President Bush senior had called upon the Iraqis to rise up against Saddam Hussein. Several times, including in clandestine broadcasts beamed into Iraq. Apparently, being from a genteel social class in which the servants are always polite, he expected the Iraqi public to understand that he was speaking to their betters among the Iraqi officer corps, not to the plebeians. When the Iraqi officer corps left a defeated Saddam in power, he was shocked. When it was the street rabble and middle classes of the Shiites and Kurds who responded to his call, he was shocked even more.
A Shiite-Kurdish rebellion that overthrew the Baathists would have been completely unacceptable to US close allies like Turkey and Saudi Arabia. It therefore had to be allowed to fail.
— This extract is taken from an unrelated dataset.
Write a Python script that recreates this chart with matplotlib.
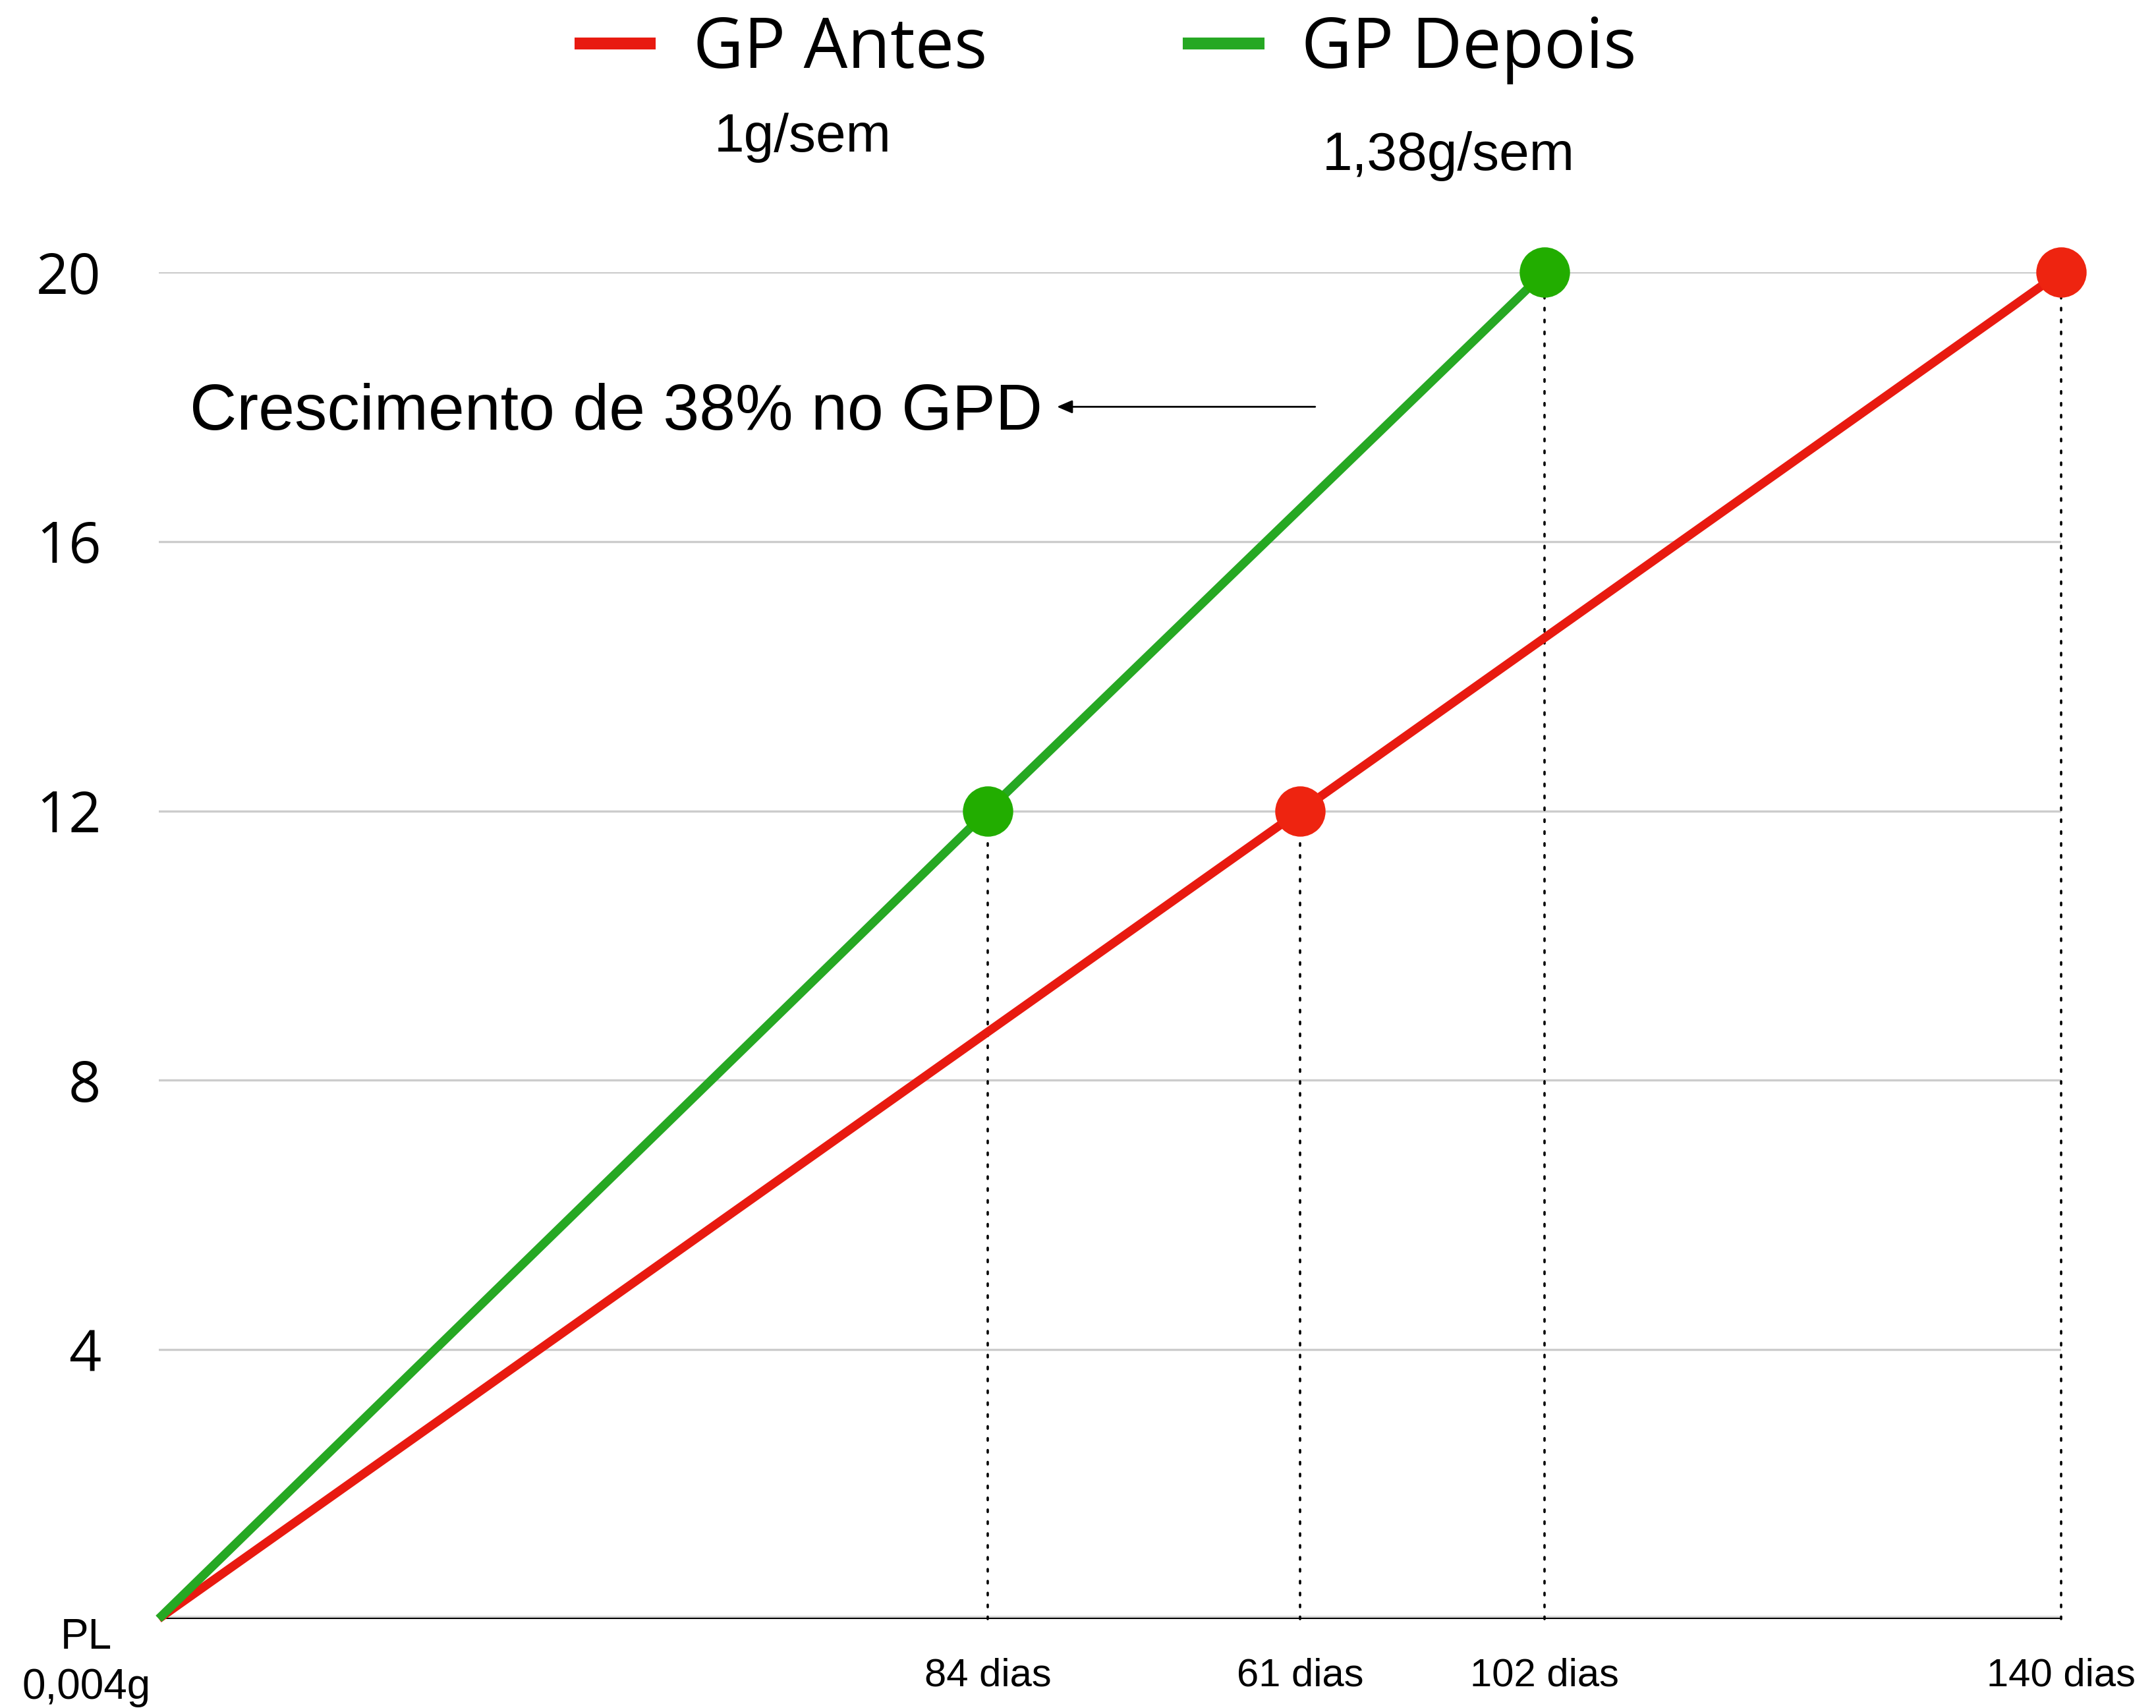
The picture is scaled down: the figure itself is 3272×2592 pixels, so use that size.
import matplotlib
matplotlib.use('Agg')
import matplotlib.pyplot as plt
from matplotlib.lines import Line2D

# dados
dias_antes = [0, 84, 140]
gp_antes = [0.004, 12, 20]
dias_depois = [0, 61, 102]
gp_depois = [0.004, 12, 20]

xticks_pos = [61, 84, 102, 140]
xticks_lab = ['84 dias', '61 dias', '102 dias', '140 dias']
yticks = [4, 8, 12, 16, 20]

cor_antes = '#e81a10'
cor_depois = '#26a823'
marc_antes = '#ee2410'
marc_depois = '#22ad00'

fig = plt.figure(figsize=(32.73, 25.92), dpi=100)
ax = fig.add_axes([0.0736, 0.0521, 0.8821, 0.7886])

ax.set_xlim(0, 140)
ax.set_ylim(0, 20)

for s in ax.spines.values():
    s.set_visible(False)

ax.set_yticks(yticks)
ax.set_yticklabels([str(v) for v in yticks], family='Open Sans', fontsize=62)
ax.yaxis.grid(True, color='#cccccc', lw=2.4)
ax.set_axisbelow(True)
ax.tick_params(axis='y', length=0, pad=63)

ax.set_xticks(xticks_pos)
ax.set_xticklabels(xticks_lab, family='Liberation Sans', fontsize=43)
ax.tick_params(axis='x', length=0, pad=42)

# eixo x
ax.axhline(0, color='#dddddd', lw=8, zorder=1)
ax.axhline(0, color='black', lw=3, zorder=2)

# linhas pontilhadas
for x, y in zip(dias_antes[1:] + dias_depois[1:], gp_antes[1:] + gp_depois[1:]):
    ax.plot([x, x], [0, y], color='black', lw=2.6, linestyle=(0, (1, 4)),
            dash_capstyle='round', zorder=2, clip_on=False)

ax.plot(dias_antes, gp_antes, color=cor_antes, lw=9.5, zorder=3, clip_on=False,
        solid_capstyle='butt')
ax.plot(dias_depois, gp_depois, color=cor_depois, lw=9.5, zorder=3, clip_on=False,
        solid_capstyle='butt')
ax.plot(dias_antes[1:], gp_antes[1:], 'o', color=marc_antes, ms=55, mew=0,
        zorder=4, clip_on=False)
ax.plot(dias_depois[1:], gp_depois[1:], 'o', color=marc_depois, ms=55, mew=0,
        zorder=4, clip_on=False)

# textos
ax.text(47.4, 21.79, '1g/sem', ha='center', va='baseline', fontsize=59,
        family='Liberation Sans')
ax.text(94.9, 21.52, '1,38g/sem', ha='center', va='baseline', fontsize=59,
        family='Liberation Sans')
ax.text(2.3, 17.66, 'Crescimento de 38% no GPD', ha='left', va='baseline',
        fontsize=71, family='Liberation Sans')
ax.annotate('', xy=(66.1, 18.0), xytext=(85.1, 18.0),
            arrowprops=dict(arrowstyle='-|>,head_length=0.7,head_width=0.3',
                            color='black', lw=2, mutation_scale=20,
                            shrinkA=0, shrinkB=0))
ax.text(-5.33, -0.44, 'PL', ha='center', va='baseline', fontsize=46,
        family='Liberation Sans')
ax.text(-5.33, -1.18, '0,004g', ha='center', va='baseline', fontsize=46,
        family='Liberation Sans')

# legenda
handles = [Line2D([], [], color=cor_antes, lw=13),
           Line2D([], [], color=cor_depois, lw=13)]
fig.legend(handles, ['GP Antes', 'GP Depois'], loc='upper center',
           bbox_to_anchor=(0.514, 1.028), ncol=2, frameon=False,
           prop={'family': 'Open Sans', 'size': 76},
           handlelength=1.0, handletextpad=0.62, columnspacing=2.9)

fig.savefig('out.png', dpi=100, facecolor='white')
Tens of thousands of Shiites were mercilessly mown down in Najaf, Karbala and Basra as the US military watched and declined to do *anything*. Had the Kurdish population not panicked at the vicious Baathist riposte, and fled to the mountains where they threatened to starve to death on the Bush doorstep in the hundreds of thousands, so to speak, Bush senior had not been inclined to intervene in any way.
The US screwed the Iraqi dissidents over. Maybe you could make some argument to justify what was done. You couldn’t argue that it was not deliberate, or that it was not a betrayal or that it was noble.